A further site of interest is to be found on the slopes above the great neolithic monuments at Clava Cairns, the Clava Shelly Clay, a clay deposit containing the shells of arctic shellfish that has been a source of valuable raw material and more recently, within the last 100 or so years, the subject of academic debate. It was originally held that the shells provided evidence that the area was once under the sea but lately, as it has become accepted that the sea level was never sufficiently high for this explanation to be correct, an even more fantastical explanation has found favour. The shelly clay are now believed to have been deposited on the seafloor between the village of Dores on the banks of Loch Ness, - now famous as the site of the Rock Ness festival - and Inverness when the relative sea level was much higher than at present. A great raft of this submarine clay, along with its cargo of shells, was gouged up by the ice stream that flowed down the Great Glen towards the Moray Firth. Before it could reach the sea it was deflected to the south by the rival ice stream that poured down the Beauly Firth, carrying vast volumes of ice from far to the northwest. It was deposited on the flanks of these hills where the puzzle it contained lay unsolved for millenia.

I usually access the hills from the Clava side, it being closest to my home.  Good landrover tracks lead over the summits of Beinn Bhuidhe Beag and Beinn Bhuidhe Mor, each providing a hill run of just under 10 km. These tracks are for the benefit of grouse shooting, for which the area is intensively managed. The heather is burned and sprayed to provide fresh growth for the birds. The hills are dotted with grouse butts, walls of turf or rock behind which the shooters lurk while the birds are driven towards them. I have remarked before that such tracks are often useful for recreational purposes, but that such utility is entirely accidental. For example they are generally used to provide access to the grounds of one particular estate. There is little incentive for estate owners to link their roads or path and in doing so to provide the type of long distance through routes that would be of great use for running or mountain biking. 

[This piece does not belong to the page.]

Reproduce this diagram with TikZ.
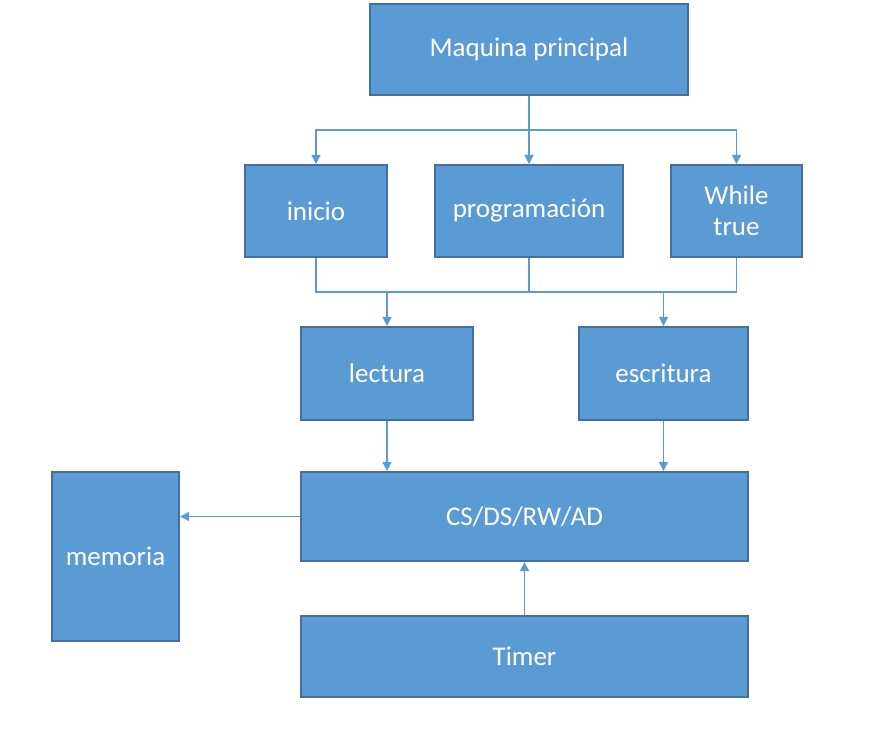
\documentclass[tikz,border=0pt]{standalone}
\usepackage{fontspec}
\setmainfont{Carlito}
\usetikzlibrary{arrows.meta}
\definecolor{boxfill}{HTML}{5B9BD5}
\definecolor{boxdraw}{HTML}{41719C}
\definecolor{linec}{HTML}{5B9BD5}
\begin{document}
\begin{tikzpicture}[x=1pt,y=-1pt,
  blk/.style={draw=boxdraw, fill=boxfill, line width=2pt, text=white, inner sep=0pt,
    font=\fontsize{27}{31}\selectfont, align=center},
  conn/.style={draw=linec, line width=1.2pt},
  arr/.style={conn, -{Triangle[length=9pt,width=9pt]}}]
\useasboundingbox (0,0) rectangle (895,730);
\node[blk, minimum width=318pt, minimum height=91pt] (maq) at (529,49.5) {Maquina principal};
\node[blk, minimum width=142pt, minimum height=92pt] (ini) at (316,211) {inicio};
\node[blk, minimum width=188pt, minimum height=92pt] (prog) at (529,211) {programación};
\node[blk, minimum width=131pt, minimum height=92pt] (wt) at (736.5,211) {While\\true};
\node[blk, minimum width=172pt, minimum height=93pt] (lec) at (387,373.5) {lectura};
\node[blk, minimum width=169pt, minimum height=93pt] (esc) at (663.5,373.5) {escritura};
\node[blk, minimum width=447pt, minimum height=89pt] (cs) at (524.5,516.5) {CS/DS/RW/AD};
\node[blk, minimum width=127pt, minimum height=169pt] (mem) at (115.5,556.5) {memoria};
\node[blk, minimum width=447pt, minimum height=81pt] (tim) at (524.5,656.5) {Timer};
% top bus
\coordinate (b1) at (529,130);
\draw[conn] (maq.south) -- (b1);
\draw[arr] (b1) -| (ini.north);
\draw[arr] (b1) -- (prog.north);
\draw[arr] (b1) -| (wt.north);
% second bus
\coordinate (b2l) at (387,292);
\coordinate (b2r) at (663.5,292);
\draw[conn] (ini.south) |- (b2l);
\draw[conn] (prog.south) |- (b2l);
\draw[conn] (prog.south) |- (b2r);
\draw[conn] (wt.south) |- (b2r);
\draw[arr] (b2l) -- (lec.north);
\draw[arr] (b2r) -- (esc.north);
% to CS
\draw[arr] (lec.south) -- (lec.south |- cs.north);
\draw[arr] (esc.south) -- (esc.south |- cs.north);
\draw[arr] (cs.west) -- (mem.east |- cs.west);
\draw[arr] (tim.north) -- (cs.south);
\end{tikzpicture}
\end{document}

Grouse shooting has a sinister side, the poisoning of raptors and the trapping of ground dwelling predators of the grouse. An employee of this very estate - the Moy Estate - was recently successfully prosecuted for killing a red kite. This was not an isolated incident. According to the linked story in the Ross-Shire Journal, over a five week period, the remains of a further two dead red kites, six illegal baited spring traps, a trapped hen harrier, and a poison bait laced with a banned agricultural pesticide were also recovered from the estate. Disturbingly, no arrests or charges were made in connection with these additional incidents. I have my own story about illegal trapping on the Moy Estate which I will tell in a future post.

The River Findhorn east of Ruthven with the steep flanks leading up to the moorland containing the Graham summit of  Carn nan Tri-tighearnan


At the weekend I enjoyed a family picnic near Ruthven on the River Findhorn. We watched salmon leaping in a deep pool, some clearing the water completely. In the shallows upstream a seagull enjoyed its own picnic, pecking at the pink flesh of a fish who had come unstuck while impatiently trying to make his way upstream when the water level was insufficiently high. This provided me with the opportunity to make my own way home by bike, traversing this region of high moors from south to north, a pleasingly linear journey of 20 km or so, all but 3 km of which was on good tracks, with numerous exciting splashes through fords at the base of steep downhills. The trackless section was a tangled, springy mat of various lichens that I found reminiscent of Rondane National park in Norway. As is often the case, while actually pushing I vowed that it was an experience that I would never repeat, as soon as it was over my recollection was that it was not nearly as bad as I had expected. 

The Rondane-like, lichenous trackless section between the Ally Odhar and Beinn Bhuidhe Mor. The landrover track I'm heading to is visible to the left of the summit
It is always a great pleasure to arrive at a familiar place from a new direction, and it was a surprise  when, after 13 km or so immersed in this high and empty country, I reached the summit of Beinn Bhuidhe Mor and saw the land fall away to the Moray Firth. The view from this top is spectacular, the city of Inverness lies below, ringed by distant mountains; the hills of Affric, Strathfarrar, Strathconon, the Fannichs, Ben Wyvis, the Caithness hills. I am pretty sure that even  Slioch, a full fifty miles west as the crow flies, can be seen. This panorama will, thankfully, remain unmolested by the proposed windfarm development at Moy, but the view south into the great northern coires of the Cairngorms will surely be compromised. 

Hazy cloud masks the mountain panorama. Inverness and the Inner Moray and Beauly Firths from Beinn Bhuidhe Mor 
If you aspire to complete the Grahams, my advice would be to climb Carn nan Tri-tighearnan sooner rather than later, before the coming of the turbines. They cynic in me can't help but feel that windfarm developments present a win win situation for the proprietors of sporting estates. Not only can they line their pockets with the generous incentives provided, the turbines also provide a convenient way to persecute raptor populations without any risk of ending up in court.